Hitomi Takahashi singles chronology
|  | "Bokutachi no Yukue (僕たちの行方)" (2005) | "evergreen" (2005) |

= Bokutachi no Yukue =

"Bokutachi no Yukue" (僕たちの行方) is Hitomi Takahashi's debut single under Sony Records' (gr8! records) label. The single was released on April 13, 2005, in one format. This is the first retail single for her first album "sympathy."

==Overview==
"Bokutachi no Yukue" is Hitomi Takahashi's debut single and so far, her most successful single in terms of sales and its Oricon Weekly position. The single became an instant hit, and debuted at #1 for its first week on the Oricon Charts. This made her the second female to have had a debut single reach #1 and the third solo artist to have a debut single reach #1 (in Japan). The single ended up selling well over 100,000 copies.
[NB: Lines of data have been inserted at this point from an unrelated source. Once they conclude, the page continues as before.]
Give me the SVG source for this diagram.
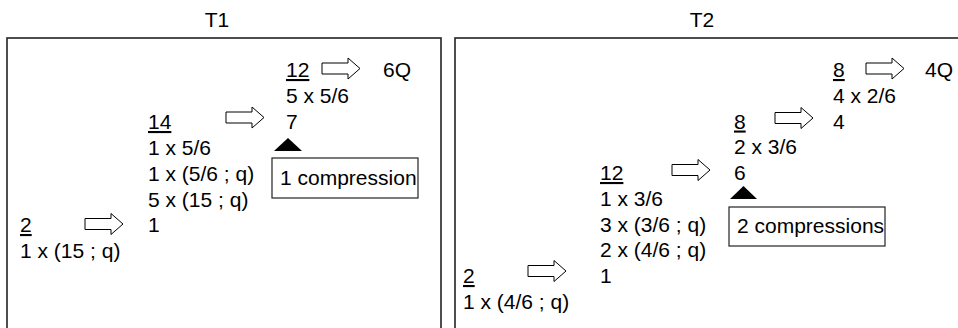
<svg xmlns="http://www.w3.org/2000/svg" xmlns:xlink="http://www.w3.org/1999/xlink" width="958" height="328" viewBox="0 0 958 328">
<style>
text{font-family:"Liberation Sans",Arial,sans-serif;font-size:21px;fill:#000}
.u{text-decoration:underline}
.frame{fill:none;stroke:#222;stroke-width:1.6}
.box{fill:#fff;stroke:#222;stroke-width:1.2}
.arr{fill:#fff;stroke:#000;stroke-width:1}
.tri{fill:#000}
</style>
<defs>
<path id="arrow" class="arr" d="M0,-5.5 H26 V-10.5 L38,0 L26,10.5 V5.5 H0 Z"/>
</defs>
<rect width="958" height="328" fill="#fff"/>
<g id="T1">
<text x="217" y="27" text-anchor="middle">T1</text>
<rect class="frame" x="7" y="38" width="434" height="300"/>
</g>
<g id="T2">
<text x="702" y="27" text-anchor="middle">T2</text>
<rect class="frame" x="455" y="38" width="520" height="300"/>
</g>
<g id="t1-n12">
<text x="286" y="77" class="u">12</text>
<text x="286" y="103">5 x 5/6</text>
<text x="286" y="128.5">7</text>
</g>
<g id="t1-6Q"><text x="383" y="77">6Q</text></g>
<g id="t1-n14">
<text x="148" y="129" class="u">14</text>
<text x="148" y="155">1 x 5/6</text>
<text x="148" y="181">1 x (5/6 ; q)</text>
<text x="148" y="207">5 x (15 ; q)</text>
<text x="148" y="232">1</text>
</g>
<g id="t1-n2">
<text x="20" y="232" class="u">2</text>
<text x="20" y="257.5">1 x (15 ; q)</text>
</g>
<g id="t1-comp">
<polygon class="tri" points="274,151 302,151 288,138"/>
<rect class="box" x="272" y="158" width="146" height="40"/>
<text x="280" y="185">1 compression</text>
</g>
<g id="t2-n8a">
<text x="833" y="77" class="u">8</text>
<text x="833" y="103">4 x 2/6</text>
<text x="833" y="128.5">4</text>
</g>
<g id="t2-4Q"><text x="925" y="77">4Q</text></g>
<g id="t2-n8b">
<text x="734" y="128.5" class="u">8</text>
<text x="734" y="154">2 x 3/6</text>
<text x="734" y="180">6</text>
</g>
<g id="t2-n12">
<text x="600" y="180" class="u">12</text>
<text x="600" y="206">1 x 3/6</text>
<text x="600" y="231.5">3 x (3/6 ; q)</text>
<text x="600" y="257">2 x (4/6 ; q)</text>
<text x="600" y="283">1</text>
</g>
<g id="t2-n2">
<text x="463" y="283" class="u">2</text>
<text x="463" y="308.5">1 x (4/6 ; q)</text>
</g>
<g id="t2-comp">
<polygon class="tri" points="730,199 757,199 743.5,186"/>
<rect class="box" x="729" y="207" width="156" height="39"/>
<text x="737" y="233">2 compressions</text>
</g>
<g id="connectors">
<use xlink:href="#arrow" transform="translate(322,68.5)"/>
<use xlink:href="#arrow" transform="translate(226,117.5)"/>
<use xlink:href="#arrow" transform="translate(85,224)"/>
<use xlink:href="#arrow" transform="translate(866,68.5)"/>
<use xlink:href="#arrow" transform="translate(775,118)"/>
<use xlink:href="#arrow" transform="translate(672,170)"/>
<use xlink:href="#arrow" transform="translate(528,271)"/>
</g>
</svg>
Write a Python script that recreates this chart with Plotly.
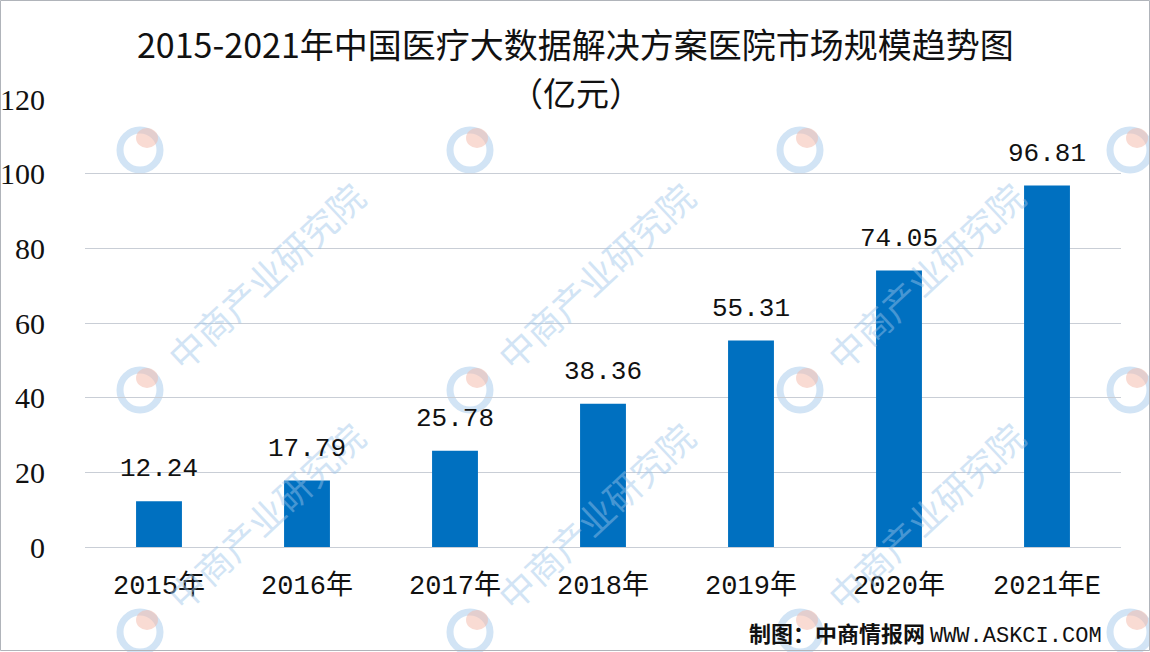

The A-side song "Bokutachi no Yukue" is the 3rd opening theme song for the anime series Gundam SEED Destiny.

When the song was unveiled on the Gundam SEED Destiny official website, the website received so many hits that it had to temporarily shutdown for lack of bandwidth.
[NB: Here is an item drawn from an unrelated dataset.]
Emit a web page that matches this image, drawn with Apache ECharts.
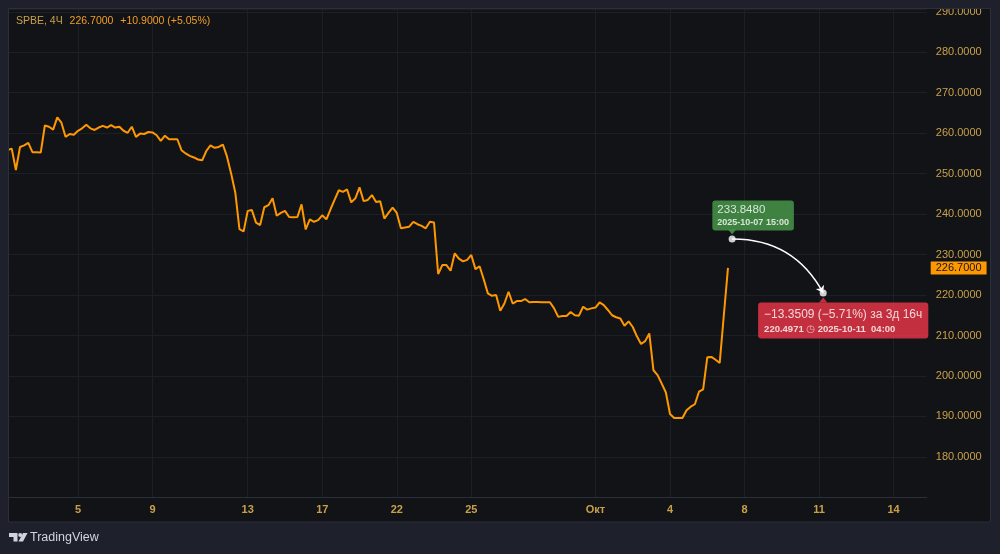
<!DOCTYPE html>
<html>
<head>
<meta charset="utf-8">
<title>SPBE, 4Ч</title>
<script src="https://cdn.jsdelivr.net/npm/echarts@6.0.0/dist/echarts.min.js"></script>
<style>
  html, body { margin: 0; padding: 0; background: #1e212c; }
  #chart { width: 1000px; height: 554px; }
</style>
</head>
<body>
<div id="chart"></div>
<script>
// 4h closes, one per bar slot (slot 0 = left edge of the visible range)
var priceValues = [
	255.8, 256.2, 250.9, 256.6, 257.0, 257.6, 255.3, 255.3, 255.2, 261.9,
	261.6, 260.9, 263.9, 262.6, 259.1, 259.8, 259.6, 260.6, 261.2, 262.1,
	261.2, 260.8, 261.4, 261.8, 261.4, 262.0, 261.4, 261.6, 260.6, 260.1,
	261.6, 259.1, 259.9, 259.8, 260.3, 260.2, 259.5, 258.1, 259.4, 258.5,
	258.5, 258.5, 255.8, 255.0, 254.4, 254.0, 253.5, 253.3, 255.6, 257.0,
	256.4, 256.6, 257.2, 254.2, 250.0, 245.3, 236.3, 235.7, 240.8, 241.0,
	237.9, 237.3, 241.7, 242.2, 243.9, 239.6, 240.3, 240.8, 239.3, 239.2,
	239.3, 242.4, 236.2, 238.7, 238.1, 238.5, 239.7, 238.7, 241.2, 243.6,
	245.9, 245.5, 246.1, 242.9, 243.9, 246.6, 243.2, 243.5, 244.7, 243.0,
	243.2, 238.9, 240.3, 241.6, 240.3, 236.5, 236.7, 236.9, 238.1, 237.5,
	237.1, 236.5, 238.1, 237.9, 225.2, 227.4, 227.4, 226.0, 230.3, 229.0,
	228.3, 228.7, 229.9, 226.4, 227.1, 223.9, 220.4, 219.8, 220.0, 216.1,
	217.9, 220.8, 217.9, 218.5, 218.5, 219.0, 218.2, 218.3, 218.3, 218.2,
	218.2, 218.2, 216.7, 214.6, 214.8, 214.8, 215.8, 215.0, 214.9, 217.1,
	216.4, 216.7, 216.9, 218.2, 217.5, 216.3, 215.0, 214.5, 214.2, 212.4,
	213.5, 212.1, 209.8, 207.9, 208.6, 210.5, 201.4, 200.2, 198.1, 195.9,
	190.6, 189.6, 189.6, 189.6, 191.5, 192.4, 193.0, 196.1, 196.7, 204.6,
	204.7, 204.0, 203.2, 215.0, 226.7
];

var slotCount = 223;
var dayLabels = ['5', '9', '13', '17', '22', '25', 'Окт', '4', '8', '11', '14'];
var dayLabelSlots = [17, 35, 58, 76, 94, 112, 142, 160, 178, 196, 214];

// price range measurement: [slot, price]
var measureStart = [175, 233.8480];
var measureEnd = [197, 220.4971];

var changeText = '−13.3509 (−5.71%) за 3д 16ч';
var startText = '2025-10-07 15:00';
var endText = '2025-10-11  04:00';

var categories = [];
for (var i = 0; i < slotCount; i++) categories.push('');
dayLabelSlots.forEach(function(s, k) { categories[s] = dayLabels[k]; });

var lastPrice = priceValues[priceValues.length - 1];

var FONT = '"Liberation Sans", "DejaVu Sans", sans-serif';
var gold = '#c9a04a';
var orange = '#ff9800';
var outer = '#1e212c';
var green = '#4a9e4b';
var red = '#f03749';

function isLabelSlot(idx, val) { return val !== ''; }

var chart = echarts.init(document.getElementById('chart'), null, { renderer: 'canvas' });

var option = {
	backgroundColor: '#111317',
	animation: false,
	textStyle: { fontFamily: FONT },
	title: {
		left: 16,
		top: 15.5,
		padding: 0,
		text: '{n|SPBE, 4Ч} {v|' + lastPrice.toFixed(4) + '} {v|+10.9000 (+5.05%)}',
		textStyle: {
			fontSize: 10.5,
			fontWeight: 'normal',
			rich: {
				n: { color: gold, fontSize: 10.5, fontWeight: 'normal', fontFamily: FONT },
				v: { color: '#f19d25', fontSize: 10.5, fontWeight: 'normal', fontFamily: FONT, padding: [0, 0, 0, 4] }
			}
		}
	},
	grid: { left: 7.6, right: 73.3, top: 9, bottom: 56.7 },
	xAxis: {
		type: 'category',
		data: categories,
		boundaryGap: false,
		axisLine: { show: true, lineStyle: { color: '#2b2f3a', width: 1 } },
		axisTick: { show: false },
		axisLabel: {
			interval: isLabelSlot,
			color: gold,
			fontSize: 11,
			fontWeight: 'bold',
			margin: 7,
			fontFamily: FONT
		},
		splitLine: { show: true, interval: isLabelSlot, lineStyle: { color: '#1c1f25', width: 1 } }
	},
	yAxis: {
		type: 'value',
		position: 'right',
		min: 170,
		max: 290.7,
		interval: 10,
		axisLine: { show: false },
		axisTick: { show: false },
		splitLine: { lineStyle: { color: '#1c1f25', width: 1 } },
		axisLabel: {
			align: 'right',
			margin: 55,
			color: gold,
			fontSize: 11,
			fontFamily: FONT,
			formatter: function(v) {
				if (v <= 170 || Math.abs(v - Math.round(v / 10) * 10) > 1e-6) return '';
				return v.toFixed(4);
			}
		}
	},
	series: [{
		name: 'SPBE',
		type: 'line',
		data: priceValues,
		showSymbol: false,
		clip: false,
		lineStyle: { color: orange, width: 2 },
		z: 3,
		markLine: {
			silent: true,
			symbol: 'none',
			data: [{ yAxis: lastPrice }],
			lineStyle: { color: 'rgba(0,0,0,0)', width: 0, type: 'solid' },
			label: {
				show: true,
				position: 'end',
				distance: 4,
				formatter: lastPrice.toFixed(4),
				backgroundColor: orange,
				color: '#131722',
				fontSize: 11,
				fontFamily: FONT,
				padding: [1, 5, 1, 5]
			}
		}
	}, {
		// curved arrow of the measure tool
		type: 'lines',
		coordinateSystem: 'cartesian2d',
		data: [{ coords: [measureStart, measureEnd] }],
		symbol: ['none', 'arrow'],
		symbolSize: 7,
		lineStyle: { color: '#ffffff', width: 1.5, curveness: 0.3, opacity: 1 },
		z: 5
	}, {
		// box pointers
		type: 'scatter',
		data: [
			{ value: measureStart, symbolRotate: 180, symbolOffset: [0, -7], itemStyle: { color: green } },
			{ value: measureEnd, symbolRotate: 0, symbolOffset: [0, 7], itemStyle: { color: red } }
		],
		symbol: 'triangle',
		symbolSize: [8, 5],
		silent: true,
		z: 6
	}, {
		type: 'scatter',
		symbolSize: 7,
		itemStyle: { color: '#ffffff' },
		z: 7,
		data: [{
			value: measureStart,
			label: {
				show: true,
				position: 'top',
				distance: 5,
				offset: [21, 0],
				backgroundColor: green,
				borderRadius: 3,
				padding: [2, 5, 2, 5],
				formatter: '{a|' + measureStart[1].toFixed(4) + '}\n{b|' + startText + '}',
				rich: {
					a: { color: '#ffffff', fontSize: 11.5, lineHeight: 14, align: 'left', fontFamily: FONT },
					b: { color: '#ffffff', fontSize: 9, fontWeight: 'bold', lineHeight: 12, align: 'left', fontFamily: FONT }
				}
			}
		}, {
			value: measureEnd,
			label: {
				show: true,
				position: 'bottom',
				distance: 6,
				offset: [20, 0],
				backgroundColor: red,
				borderRadius: 3,
				padding: [4, 6, 3, 6],
				formatter: '{a|' + changeText + '}\n{b|' + measureEnd[1].toFixed(4) + ' }{c|◷}{b| ' + endText + '}',
				rich: {
					a: { color: '#ffffff', fontSize: 12, lineHeight: 16, align: 'left', fontFamily: FONT },
					b: { color: '#ffffff', fontSize: 9.5, fontWeight: 'bold', lineHeight: 13, align: 'left', fontFamily: FONT },
					c: { color: 'rgba(255,255,255,0.75)', fontSize: 10, lineHeight: 13, align: 'left', fontFamily: '"DejaVu Sans", sans-serif' }
				}
			}
		}]
	}],
	graphic: [
		{ type: 'rect', z: 100, silent: true, shape: { x: 0, y: 0, width: 1000, height: 8.5 }, style: { fill: outer } },
		{ type: 'rect', z: 100, silent: true, shape: { x: 0, y: 0, width: 8.5, height: 554 }, style: { fill: outer } },
		{ type: 'rect', z: 100, silent: true, shape: { x: 991, y: 0, width: 9, height: 554 }, style: { fill: outer } },
		{ type: 'rect', z: 100, silent: true, shape: { x: 0, y: 522, width: 1000, height: 32 }, style: { fill: outer } },
		{ type: 'rect', z: 101, silent: true, shape: { x: 8.5, y: 8.5, width: 982, height: 513.5 }, style: { fill: null, stroke: '#2b2f3a', lineWidth: 1 } },
		// TradingView logo
		{ type: 'polygon', z: 101, silent: true, shape: { points: [[9, 533], [17.5, 533], [17.5, 541.5], [13.5, 541.5], [13.5, 537], [9, 537]] }, style: { fill: '#d1d4dc' } },
		{ type: 'circle', z: 101, silent: true, shape: { cx: 20.2, cy: 535, r: 2 }, style: { fill: '#d1d4dc' } },
		{ type: 'polygon', z: 101, silent: true, shape: { points: [[23, 533], [27.5, 533], [23, 541.5], [18.5, 541.5]] }, style: { fill: '#d1d4dc' } },
		{ type: 'text', z: 101, silent: true, x: 30, y: 531, style: { text: 'TradingView', fill: '#d1d4dc', fontSize: 12.5, fontFamily: FONT } }
	]
};

chart.setOption(option);
</script>
</body>
</html>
The song is a darker pop/rock tune with "violin" type sounds to add gloominess to the song. A guitar is played throughout most of the song, stopping every once in a while for no more than 20 seconds, there is also a long guitar solo after the second chorus is sung. The Kirin part of her song "Kaze no Kirin" is a mystical Chinese creature whose appearance signifies a good omen.
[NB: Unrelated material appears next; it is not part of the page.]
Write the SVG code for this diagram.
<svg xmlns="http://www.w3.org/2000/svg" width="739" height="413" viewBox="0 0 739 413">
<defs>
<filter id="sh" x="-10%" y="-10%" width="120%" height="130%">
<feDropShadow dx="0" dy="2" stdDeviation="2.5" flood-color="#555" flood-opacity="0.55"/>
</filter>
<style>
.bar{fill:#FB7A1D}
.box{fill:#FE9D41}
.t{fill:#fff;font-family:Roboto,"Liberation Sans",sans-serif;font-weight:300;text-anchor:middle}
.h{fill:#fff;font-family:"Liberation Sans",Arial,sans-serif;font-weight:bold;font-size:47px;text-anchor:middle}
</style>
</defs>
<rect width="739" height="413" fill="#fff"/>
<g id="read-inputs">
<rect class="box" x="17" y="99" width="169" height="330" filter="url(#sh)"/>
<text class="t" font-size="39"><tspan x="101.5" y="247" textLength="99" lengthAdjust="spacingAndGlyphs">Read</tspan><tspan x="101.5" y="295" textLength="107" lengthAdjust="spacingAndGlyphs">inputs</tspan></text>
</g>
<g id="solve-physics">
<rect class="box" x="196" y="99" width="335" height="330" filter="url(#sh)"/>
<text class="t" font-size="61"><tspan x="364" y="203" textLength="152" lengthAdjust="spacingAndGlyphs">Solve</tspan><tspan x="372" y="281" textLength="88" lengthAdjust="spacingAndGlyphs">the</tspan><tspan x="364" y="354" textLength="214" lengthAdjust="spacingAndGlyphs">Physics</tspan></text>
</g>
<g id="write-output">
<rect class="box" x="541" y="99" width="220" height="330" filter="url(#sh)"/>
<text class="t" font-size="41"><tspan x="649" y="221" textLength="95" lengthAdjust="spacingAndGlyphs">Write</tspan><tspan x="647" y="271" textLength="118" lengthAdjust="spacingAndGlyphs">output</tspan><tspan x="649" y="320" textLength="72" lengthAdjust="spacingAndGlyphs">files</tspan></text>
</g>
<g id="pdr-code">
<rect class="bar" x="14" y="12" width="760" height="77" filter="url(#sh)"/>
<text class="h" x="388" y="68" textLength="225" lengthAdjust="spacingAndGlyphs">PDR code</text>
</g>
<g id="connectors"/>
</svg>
Sample of the translated lyrics:

We keep looking
For our destination, getting lost on the way
Even if we cry from sorrow
Someday it will change to light
'Cause I'm Never Gonna Stop Streak My Dream

==Music video==
The music video used for "Bokutachi no Yukue" was shot by director Seki Ryuuji. The video has Hitomi singing in a seemingly deserted wasteland. Hitomi is also shown running throughout the video, until she stops in front of a cloaked man. After receiving a white rose from him, everything starts to become blurred as a fierce wind forms from the rose. Once the wind dissipates, she proceeds to follow the man and then the video ends.

==Track listing==
1. "Bokutachi no Yukue (僕たちの行方)" - 4:31
  Lyrics by Yuta Nakano & shungo.
 Music and arrangement by Yuta Nakano
1. "Kaze no Kirin (風のキリン) (Giraffe of Wind)" - 6:41
  Lyrics by Hitomi Takahashi & Natsumi Watanabe
 Music by Tsutomu Yamasaki
 Arrangement by Shinya Saito
1. "Melody (メロディ)" - 3:50
  Lyrics by Hitomi Takahashi & mavie
 Music by BOUNCEBACK
 Arrangement by Gen Kushizaki
1. "僕たちの行方 -Instrumental- " - 4:31

==Personnel==
- Hitomi Takahashi - vocals

==Production==
- Producers - Kazuma Jo
- Director - Kazuma Jo, Taku Sugawara
- Mixing - Eiichi Nishizawa (Studio Rine)
- Hair & Make-up - Mihoko Fujiwara
- Styling - Itoko Shiino
- Photography - Makoto Okuguchi
- Design - Sachie Shibata

==Performances==
- ?, 2005 - MBS ANIME FES.'05
- April 15, 2005 - PopJam
- April 18, 2005 - C-Toryumon
- April 22, 2005 - Music Station
- April 23, 2005 - CDTV
- May 6, 2005 - Music Fighter
- August 28, 2005 - Bokura no Ongaku♪LIVE
- October 29, 2005 - MUSIC FAIR 21
- March 9, 2006 - Gold Disc Award 2006
- May 7, 2006 - Sony Music Anime Fes.06
- June 11, 2006 - Sony Music Anime Fes.06 at Osaka

==Charts==
Oricon Sales Chart (Japan)

| Release | Chart | Peak Position | First Week Sales | Sales Total | Chart Run |
| 13 April 2005 | Oricon Daily Singles Chart | #1 |
| 13 April 2005 | Oricon Weekly Singles Chart | #1 | 60,445 | 135,898+ | 14 weeks |
| 13 April 2005 | Oricon Yearly Singles Chart | #75 |

==RIAJ Certification==
"Bokutachi no Yukue" has been certified gold for shipments of over 100,000 by the Recording Industry Association of Japan.